»»

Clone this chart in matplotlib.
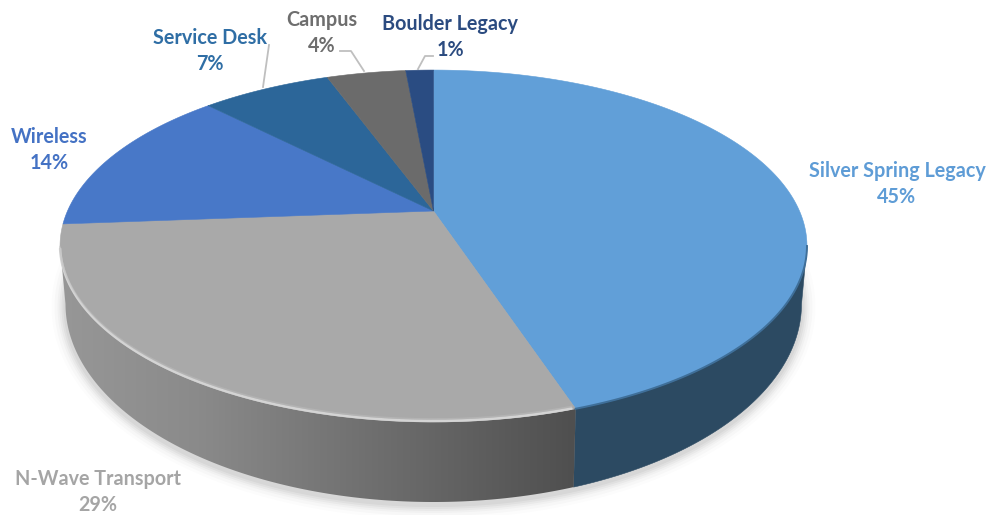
import numpy as np
import matplotlib
matplotlib.use("Agg")
import matplotlib.pyplot as plt
from matplotlib.colors import LinearSegmentedColormap
from matplotlib.patches import Polygon

categories = ["Silver Spring Legacy", "N-Wave Transport", "Wireless", "Service Desk", "Campus", "Boulder Legacy"]
shares = [44.9, 28.9, 13.8, 6.8, 4.15, 1.45]
pct_labels = ["45%", "29%", "14%", "7%", "4%", "1%"]
slice_colors = ["#619FD8", "#A9A9A9", "#4878C8", "#2C6699", "#6B6B6B", "#2A4C82"]
label_colors = ["#5E9CD6", "#A5A5A5", "#4472C4", "#2F6EA5", "#6E6E6E", "#2B4B80"]
label_pos = [(897, 184), (98, 492), (49, 150), (210, 51), (322, 33), (450, 37)]

# Top face perspective and bottom outline, in pixels
CX, CY = 433.5, 211
A, B, P = 366, 169, 0.199
BOT_A, BOT_B, BOT_CY = 368, 198, 304


def top_edge(theta):
    # theta runs clockwise from 12 o'clock
    u, v = np.sin(theta), np.cos(theta)
    w = 1 + P * v
    return np.column_stack([CX + A * u / w, CY - B * v / w])


def bottom_edge(phi):
    return np.column_stack([CX + BOT_A * np.cos(phi), BOT_CY + BOT_B * np.sin(phi)])


fig = plt.figure(figsize=(9.88, 5.15), dpi=100)
ax = fig.add_axes([0, 0, 1, 1])

# Top face slices
edges = np.cumsum([0] + shares) / sum(shares) * 2 * np.pi
for start, end, c in zip(edges[:-1], edges[1:], slice_colors):
    arc = top_edge(np.linspace(start, end, 200))
    pts = np.vstack([[CX, CY], arc])
    ax.fill(pts[:, 0], pts[:, 1], fc=c, ec=c, lw=0.4, zorder=5)

# Side wall
th_right = np.arccos(-P)
th_left = 2 * np.pi - th_right
th_split = edges[1]
x_split = top_edge(np.array([th_split]))[0, 0]
phi_split = np.arccos((x_split - 2 - CX) / BOT_A)

th_a = np.linspace(th_right, th_split, 120)
phi_a = np.linspace(phi_split, 0, 120)
blue_wall = np.vstack([top_edge(th_a), bottom_edge(phi_a)])
ax.add_patch(Polygon(blue_wall, closed=True, fc="#2C4A62", ec="#2C4A62", lw=0.4, zorder=3))

th_b = np.linspace(th_split, th_left, 200)
phi_b = np.linspace(np.pi, phi_split, 200)
gray_wall = np.vstack([top_edge(th_b), bottom_edge(phi_b)])
gray_patch = Polygon(gray_wall, closed=True, fc="none", ec="none", transform=ax.transData)
ax.add_patch(gray_patch)
wall_cmap = LinearSegmentedColormap.from_list(
    "wall", [(0, "#979797"), (0.27, "#8A8A8A"), (0.53, "#757575"), (1, "#4F4F4F")])
grad = np.linspace(0, 1, 256).reshape(1, -1)
im = ax.imshow(grad, cmap=wall_cmap, extent=(60, x_split, 515, 200), aspect="auto", zorder=3)
im.set_clip_path(gray_patch)

# Soft shadow below the wall
for grow, alpha in zip([14, 11, 8, 6, 4, 2], [0.012, 0.018, 0.025, 0.03, 0.035, 0.04]):
    phi = np.linspace(0, 2 * np.pi, 300)
    pts = np.column_stack([CX + (BOT_A + grow) * np.cos(phi), BOT_CY + 3 + (BOT_B + grow) * np.sin(phi)])
    ax.add_patch(Polygon(pts, closed=True, fc="black", ec="none", alpha=alpha, zorder=1))

# Rim highlight on the gray slice, dark seam on the blue one
rim = top_edge(np.linspace(th_split + 0.01, th_left - 0.02, 200))
ax.plot(rim[:, 0], rim[:, 1] - 1, color="#D4D4D4", lw=1.8, solid_capstyle="round", zorder=6)
ax.plot(rim[:, 0], rim[:, 1] - 3, color="#BDBDBD", lw=1.2, alpha=0.5, zorder=6)
seam = top_edge(np.linspace(th_right, th_split, 120))
ax.plot(seam[:, 0], seam[:, 1], color="#3F6F99", lw=1.4, zorder=6)

# Leader lines
ax.plot([269, 263], [45, 87], color="#BFBFBF", lw=1.3, zorder=4)
ax.plot([340, 351, 364], [51, 51, 71], color="#BFBFBF", lw=1.3, zorder=4)
ax.plot([433, 425, 418], [56, 56, 69], color="#BFBFBF", lw=1.3, zorder=4)

for name, pct, color, (x, y) in zip(categories, pct_labels, label_colors, label_pos):
    ax.text(x, y, f"{name}\n{pct}", color=color, ha="center", va="center", fontsize=14.2,
            fontfamily="Lato", fontweight="bold", linespacing=1.42, zorder=7)

ax.set_xlim(0, 988)
ax.set_ylim(515, 0)
ax.axis("off")

fig.savefig("out.png", dpi=100)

««

Copy whichever lines in the listing above contain the word "matplotlib".

Clone this chart in matplotlib.
import matplotlib
matplotlib.use("Agg")
import matplotlib.pyplot as plt
from matplotlib.colors import LinearSegmentedColormap
from matplotlib.patches import Polygon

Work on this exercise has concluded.